Indeed, the Heritage report showed that “low-income families are underrepresented in the military and high-income families are overrepresented. Individuals from the bottom household income quintile make up 20.0 percent of Americans who are age 18-24 years old but only 10.6 percent of the 2006 recruits and 10.7 percent of the 2007 recruits. Individuals in the top two quintiles make up 40.0 percent of the population, but 49.3 percent of the recruits in both years.”

What about the charge that our Army is disproportionately black? This too is false, as is clear from data for fiscal 2010 available on the Army’s website: Whereas blacks comprise 17% of Americans ages 18-39 with high school degrees, they represent only a slightly larger proportion of enlisted soldiers, at 21%.

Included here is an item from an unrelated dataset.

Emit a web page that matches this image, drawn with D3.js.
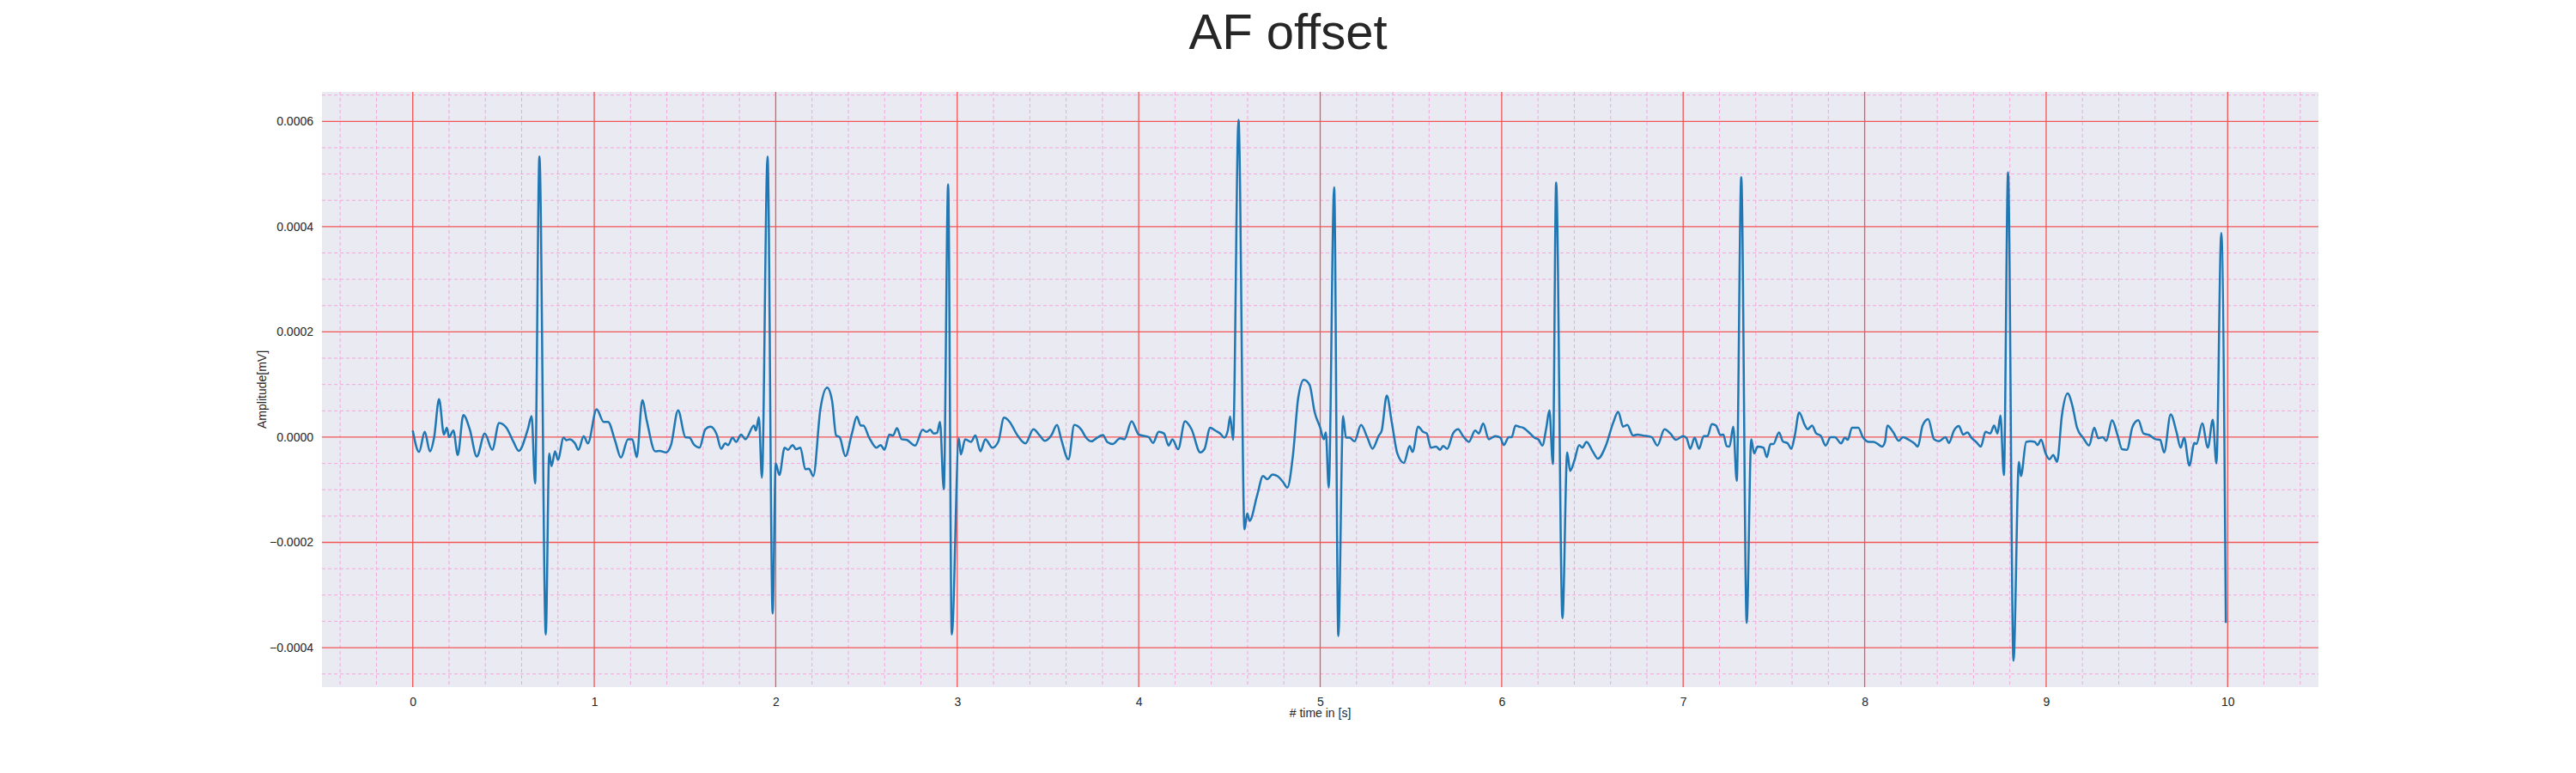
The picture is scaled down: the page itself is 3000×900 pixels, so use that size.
<!DOCTYPE html>
<html>
<head>
<meta charset="utf-8">
<script src="https://cdn.jsdelivr.net/npm/d3@7"></script>
<style>
  body { margin: 0; background: #fff; }
  svg { display: block; font-family: "Liberation Sans", Arial, sans-serif; }
</style>
</head>
<body>
<div id="chart"></div>
<script>
// ECG trace, time in s, amplitude in units of 1e-5 mV
const time = [
  0.0, 0.035, 0.066, 0.095, 0.118, 0.145, 0.172, 0.188, 0.2, 0.224, 0.248, 0.279, 0.314, 0.353, 0.397, 0.438, 0.476, 0.516, 0.555, 0.584, 0.634, 0.655, 0.674,
  0.698, 0.733,
  0.752, 0.765, 0.784, 0.8, 0.831, 0.847, 0.863, 0.894, 0.913, 0.942, 0.965, 1.013, 1.052, 1.076, 1.115, 1.147, 1.186, 1.21, 1.234, 1.265, 1.289, 1.336, 1.36, 1.396, 1.423, 1.462, 1.502, 1.525, 1.549, 1.58, 1.612, 1.64, 1.675, 1.699, 1.722, 1.738, 1.762, 1.782, 1.809, 1.833, 1.88, 1.891, 1.907, 1.924,
  1.955, 1.983,
  2.0, 2.02, 2.049, 2.068, 2.093, 2.112, 2.136, 2.163, 2.183, 2.207, 2.246, 2.283, 2.31, 2.333, 2.352, 2.384, 2.42, 2.447, 2.468, 2.483, 2.515, 2.555, 2.578, 2.599, 2.626, 2.646, 2.668, 2.694, 2.72, 2.768, 2.81, 2.831, 2.851, 2.87, 2.889, 2.905, 2.926,
  2.95, 2.97,
  3.009, 3.02, 3.044, 3.076, 3.1, 3.128, 3.155, 3.194, 3.226, 3.258, 3.289, 3.329, 3.376, 3.42, 3.455, 3.483, 3.518, 3.55, 3.573, 3.613, 3.645, 3.684, 3.708, 3.739, 3.771, 3.803, 3.826, 3.858, 3.897, 3.921, 3.961, 4.0,
  4.055, 4.079, 4.11, 4.139, 4.165, 4.186, 4.217, 4.255, 4.291, 4.339, 4.362, 4.394, 4.422, 4.449, 4.472, 4.491, 4.504, 4.52,
  4.55,
  4.583, 4.598, 4.611, 4.653, 4.685, 4.709, 4.737, 4.764, 4.795, 4.819, 4.85, 4.879, 4.91, 4.942, 4.969, 5.0, 5.02, 5.031, 5.047,
  5.077, 5.10,
  5.126, 5.142, 5.162, 5.189, 5.225, 5.26, 5.288, 5.323, 5.339, 5.367, 5.394, 5.425, 5.461, 5.493, 5.509, 5.54, 5.567, 5.587, 5.61, 5.638, 5.661, 5.677, 5.7, 5.732, 5.76, 5.787, 5.819, 5.854, 5.874, 5.898, 5.929, 5.965, 5.992, 6.012, 6.039, 6.055, 6.076, 6.094,
  6.117, 6.156, 6.18, 6.204, 6.224, 6.246, 6.263, 6.282,
  6.30, 6.335,
  6.361, 6.377, 6.4, 6.427, 6.445, 6.467, 6.503, 6.53, 6.574, 6.614, 6.642, 6.669, 6.692, 6.724, 6.748, 6.779, 6.826, 6.858, 6.897, 6.929, 6.96, 7.0, 7.019, 7.039, 7.063, 7.087, 7.113, 7.134, 7.158, 7.181, 7.205, 7.221, 7.24, 7.255, 7.276, 7.295,
  7.32, 7.35,
  7.375, 7.391, 7.41, 7.442, 7.461, 7.481, 7.497, 7.528, 7.549, 7.576, 7.596, 7.615, 7.639, 7.67, 7.686, 7.71, 7.733, 7.757, 7.785, 7.812, 7.836, 7.87, 7.891, 7.907, 7.93, 7.965, 7.99, 8.025, 8.049, 8.072, 8.096, 8.112,
  8.125, 8.156, 8.188, 8.211, 8.243, 8.274, 8.293, 8.319, 8.35, 8.382, 8.409, 8.445, 8.464, 8.492, 8.519, 8.543, 8.566, 8.59, 8.614, 8.64, 8.666, 8.692, 8.713, 8.732, 8.748, 8.767,
  8.79, 8.82,
  8.85, 8.861, 8.89, 8.913, 8.937, 8.953, 8.972, 8.997, 9.019, 9.039, 9.06, 9.087, 9.118, 9.145, 9.17, 9.205, 9.237, 9.265, 9.287, 9.312, 9.331, 9.363, 9.394, 9.418, 9.445, 9.476, 9.508, 9.536, 9.568, 9.603, 9.628, 9.65, 9.686, 9.718, 9.741, 9.76, 9.789, 9.817, 9.828, 9.86, 9.891, 9.918, 9.938,
  9.965, 9.99
];
const ampE5 = [
  1.25, -2.8, 1.0, -2.7, 0, 7.2, 0.5, 1.8, 0, 1.25, -3.4, 4.2, 1.5, -3.7, 0.7, -2.4, 2.7, 1.8, -0.9, -2.6, 1.5, 4.0, -8.8,
  53.3, -37.5,
  -3.1, -5.5, -2.7, -4.3, -0.1, -0.6, -0.4, -1.2, -2.4, 0.2, -1.2, 5.3, 2.9, 2.9, -0.7, -3.9, -0.4, -0.4, -3.8, 7.0, 3.2, -2.7, -2.6, -2.9, -1.5, 5.1, 0, -0.1, -1.4, -2.0, 1.5, 2.0, 0.5, -2.2, -1.2, -1.5, -0.1, -0.9, 0.5, -0.4, 2.2, 1.25, 3.8, -7.7,
  53.3, -33.5,
  -5.0, -7.2, -2.0, -2.4, -1.5, -2.3, -2.0, -6.1, -6.0, -7.4, 5.3, 9.4, 7.0, 0.3, 0, -3.6, 0.7, 3.9, 2.2, 2.2, -0.1, -2.0, -1.5, -2.4, 0.5, 0.3, 1.7, -0.4, -0.5, -1.6, 1.4, 1.0, 1.4, 0.7, 0.8, 2.9, -9.9,
  48.0, -37.5,
  -0.2, -3.3, -0.4, -0.9, 0.3, -2.7, -0.4, -2.0, -0.9, 3.7, 2.9, 0.5, -1.2, 1.5, 0.3, -0.7, 0.3, 2.3, -0.4, -4.2, 2.3, 1.4, 0, -0.8, -0.1, 0.4, -0.9, -1.3, -0.2, -0.4, 3.0, 0.5,
  0, -1.1, 1.0, 0.7, -1.6, -0.4, -2.3, 3.0, 1.5, -2.9, -2.3, 1.8, 1.25, 0.7, -0.1, 1.25, 3.9, -0.5,
  60.3,
  -17.5, -14.5, -15.9, -11.0, -7.4, -8.0, -7.1, -7.4, -8.5, -9.6, -3.4, 7.5, 10.9, 9.9, 4.8, 1.8, -0.4, 0.9, -9.6,
  47.5, -37.8,
  4.0, -0.1, -0.1, -0.8, 2.3, -0.1, -2.2, 0.3, 1.25, 7.9, 2.9, -3.1, -4.9, -1.7, -2.8, 2.0, 1.0, 0.7, -2.0, -1.8, -2.4, -1.7, -2.2, 0.7, 1.5, 0.2, -0.9, 1.25, 0.7, 2.6, -0.4, 0.2, -0.1, -1.5, 0, 0, 2.2, 2.0,
  1.8, 0.7, -0.1, -0.5, -1.6, 1.8, 5.1, -5.1,
  48.4, -34.4,
  -2.9, -6.4, -4.5, -1.5, -2.0, -0.9, -2.8, -4.1, -1.6, 2.7, 4.8, 2.0, 2.3, 0.3, 0.5, 0.3, 0, -1.6, 1.5, 0.7, -0.5, 0.2, -0.2, -2.2, -0.1, -2.2, 0.2, 0.2, 2.5, 2.2, 0.4, 0.5, -1.7, -1.8, 2.0, -8.3,
  49.4, -35.3,
  -0.4, -3.1, -1.8, -2.0, -3.8, -1.3, -1.3, 0.9, -0.8, -1.2, -2.2, 0.3, 4.7, 2.3, 1.5, 2.2, 0.7, 0.3, -1.6, 0, 0, -1.2, -0.1, -0.5, 1.8, 1.8, 0, -0.9, -0.9, -1.3, -1.8, -0.9,
  2.2, 1.0, -0.7, 0, -0.5, -1.2, -1.8, 2.2, 3.4, -0.4, -0.8, 0, -1.1, 1.25, 2.1, 0.5, 0.9, -0.2, -0.9, -1.8, 1.0, 0.7, 2.2, 0.7, 4.1, -7.2,
  50.3, -42.5,
  -4.7, -7.4, -0.9, -0.8, -0.9, -1.5, -0.5, -3.1, -4.2, -3.4, -4.7, 4.2, 8.3, 5.9, 1.8, -0.2, -1.6, 1.8, -0.2, 0, -0.7, 3.2, 0.3, -2.3, -2.4, 2.0, 3.2, 0.7, 0.4, -0.4, -0.5, -2.9, 4.3, 1.0, -2.0, -0.1, -5.4, -1.1, -1.3, 2.6, -2.0, 3.3, -5.0,
  38.8, -35.3
];
const xTicks = [0, 1, 2, 3, 4, 5, 6, 7, 8, 9, 10];
const yTicks = [-0.0004, -0.0002, 0, 0.0002, 0.0004, 0.0006];
const title = 'AF offset';
const xLabel = '# time in [s]';
const yLabel = 'Amplitude[mV]';

const W = 3000, H = 900;
const m = { top: 107, right: 300, bottom: 100, left: 375 };
const iw = W - m.left - m.right, ih = H - m.top - m.bottom;

const data = time.map((t, i) => ({ t, v: ampE5[i] * 1e-5 }));

const x = d3.scaleLinear().domain([-0.5, 10.5]).range([0, iw]);
const y = d3.scaleLinear().domain([-0.000475, 0.000656]).range([ih, 0]);

const svg = d3.select('#chart').append('svg').attr('width', W).attr('height', H);
const g = svg.append('g').attr('transform', `translate(${m.left},${m.top})`);

g.append('rect').attr('width', iw).attr('height', ih).attr('fill', '#eaeaf2');

// minor grid
const xMinor = d3.range(-2, 53).map(i => i * 0.2).filter(v => v >= -0.5 && v <= 10.5 && Math.abs(v - Math.round(v)) > 1e-6);
const yMinor = d3.range(-10, 14).map(i => i * 0.00005).filter(v => y(v) >= 0 && y(v) <= ih && Math.abs(v / 0.0002 - Math.round(v / 0.0002)) > 1e-6);
g.append('g').selectAll('line').data(xMinor).join('line')
  .attr('x1', d => x(d)).attr('x2', d => x(d)).attr('y1', 0).attr('y2', ih)
  .attr('stroke', '#f4a6dc').attr('stroke-width', 1).attr('stroke-dasharray', '4,3');
g.append('g').selectAll('line').data(yMinor).join('line')
  .attr('y1', d => y(d)).attr('y2', d => y(d)).attr('x1', 0).attr('x2', iw)
  .attr('stroke', '#f4a6dc').attr('stroke-width', 1).attr('stroke-dasharray', '4,3');

// major grid
g.append('g').selectAll('line').data(xTicks).join('line')
  .attr('x1', d => x(d)).attr('x2', d => x(d)).attr('y1', 0).attr('y2', ih)
  .attr('stroke', '#f25555').attr('stroke-width', 1.3);
g.append('g').selectAll('line').data(yTicks).join('line')
  .attr('y1', d => y(d)).attr('y2', d => y(d)).attr('x1', 0).attr('x2', iw)
  .attr('stroke', '#f25555').attr('stroke-width', 1.3);

// axes (labels only)
const xAxis = g.append('g').attr('transform', `translate(0,${ih})`)
  .call(d3.axisBottom(x).tickValues(xTicks).tickSize(0).tickPadding(12).tickFormat(d3.format('d')));
const yAxis = g.append('g')
  .call(d3.axisLeft(y).tickValues(yTicks).tickSize(0).tickPadding(10)
    .tickFormat(d => (d < 0 ? '\u2212' : '') + Math.abs(d).toFixed(4)));
[xAxis, yAxis].forEach(a => {
  a.select('.domain').remove();
  a.selectAll('text').attr('font-size', 14).attr('fill', '#262626')
    .attr('font-family', '"Liberation Sans", Arial, sans-serif');
});

// signal
g.append('path').datum(data)
  .attr('fill', 'none').attr('stroke', '#1f77b4').attr('stroke-width', 2.5)
  .attr('stroke-linejoin', 'round')
  .attr('d', d3.line().x(d => x(d.t)).y(d => y(d.v)).curve(d3.curveMonotoneX));

svg.append('text').attr('x', W / 2).attr('y', 57).attr('text-anchor', 'middle')
  .attr('font-size', 58).attr('fill', '#262626').text(title);
svg.append('text').attr('x', m.left + iw / 2).attr('y', 835).attr('text-anchor', 'middle')
  .attr('font-size', 14).attr('fill', '#262626').text(xLabel);
svg.append('text').attr('transform', `translate(310,${m.top + ih / 2}) rotate(-90)`)
  .attr('text-anchor', 'middle').attr('font-size', 14).attr('fill', '#262626').text(yLabel);
</script>
</body>
</html>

Meanwhile, whites were significantly overrepresented among enlisted Army personnel in 2010. While 58% of Americans 18-39 years old are white, 64% of the Army’s enlisted men and women are. Whites are underrepresented to a minor degree in only one category, in which blacks are overrepresented: Army officers. While 74% of 25-54 year-olds with bachelor’s degrees are white, 72% of Army officers are white. While 8% of 25-54 year-olds with B.A.s are black, 13% of Army officers are.

HKO Comments-

The reason that this defies the assumptions and claims of many has much to do with the bias of the media and our political elites.  A dominant media that is far different politically from the average voter is also much less likely to know anyone in the military.  Their life experience is likely to confirm their presumptions even if they are factually unfounded.